Originally posted by TaoMaas Newspapers who need their still photographers to be able to shoot video for the website along with stills for the paper. TV stations who are looking to cut their equipment costs while expanding their look and capabilities. Corporations who can now afford to have their own in-house production group, where they had to always farm out that work in the past. Small production companies that start up because equipment that can give professional level results is no longer prohibitively expensive. Smartphones aren't going to work for those folks.
Phone cameras have taken over news visuals for roughly two decades, because the most important feature is to be there at the right time. Phone cameras connected to the Internet, so the images could be sent off without worrying about smuggling memory cards or hooking the phone up to a computer, just accelerated the process. Today's journalist is always packing a smartphone, the only field where professional equipment is mandatory is covering sports, because sports are really just unscripted entertainment and the viewer wants a reasonable facsimile of attending a live event, so the demand for HD broadcasts. I'm not an expert on pornography, but it seems that "amateur" and "homemade" is where it is at. You are right about small production companies needing something better than smartphones, to serve a couple of niche markets in between big-time video producers (multi-million dollar entertainment products) and redneck Youtube videos on welding techniques. Those niche markets are expensive private events; mainly weddings, but also corporate events where the client is willing to pay to own souvenirs that are obviously professionally made. Think of production teams of as few as three people to handle all the creative work and that's the market for video capable ILCs.

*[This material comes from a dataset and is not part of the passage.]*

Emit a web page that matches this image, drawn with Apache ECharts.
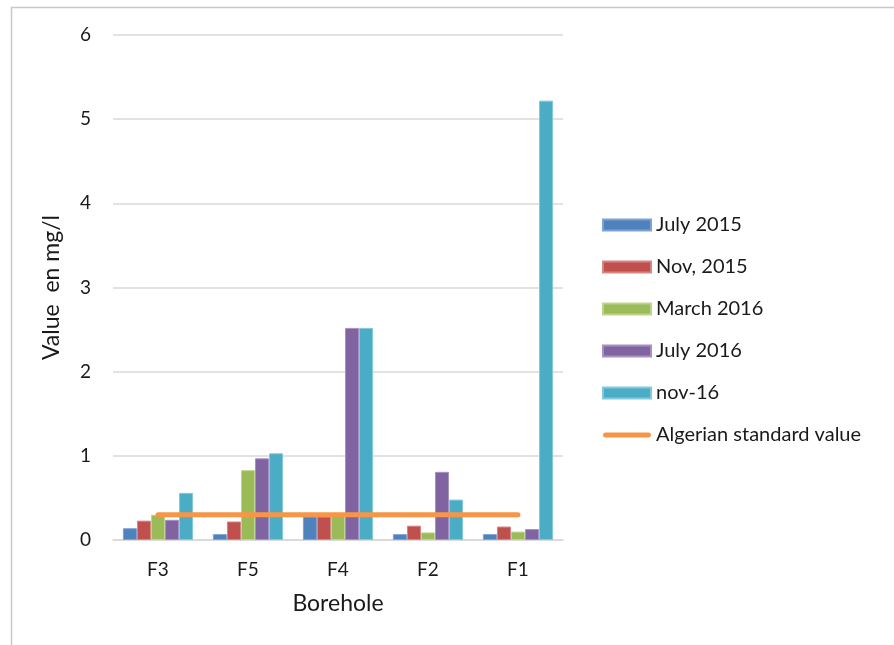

Modern Fellinis need to pony up for RED and all its related infrastructure; the rest of us will use smartphones because we aren't going to invest the time, effort and emotional capital necessary to get superiour results from the camera equipment we are already using for stills.
Originally posted by TaoMaas I think we may be looking at the MILC trend too much from a still photography perspective
I agree with you, but there isn't a pot of gold at the end of the videography rainbow, either. To make a living as a photographer, most of them will have to pick up every bit of work they can find, some of which will be video, but that market doesn't compare to the hobbyist market and hobbyists will stick with what they know (and most of us are old enough to know about film photography).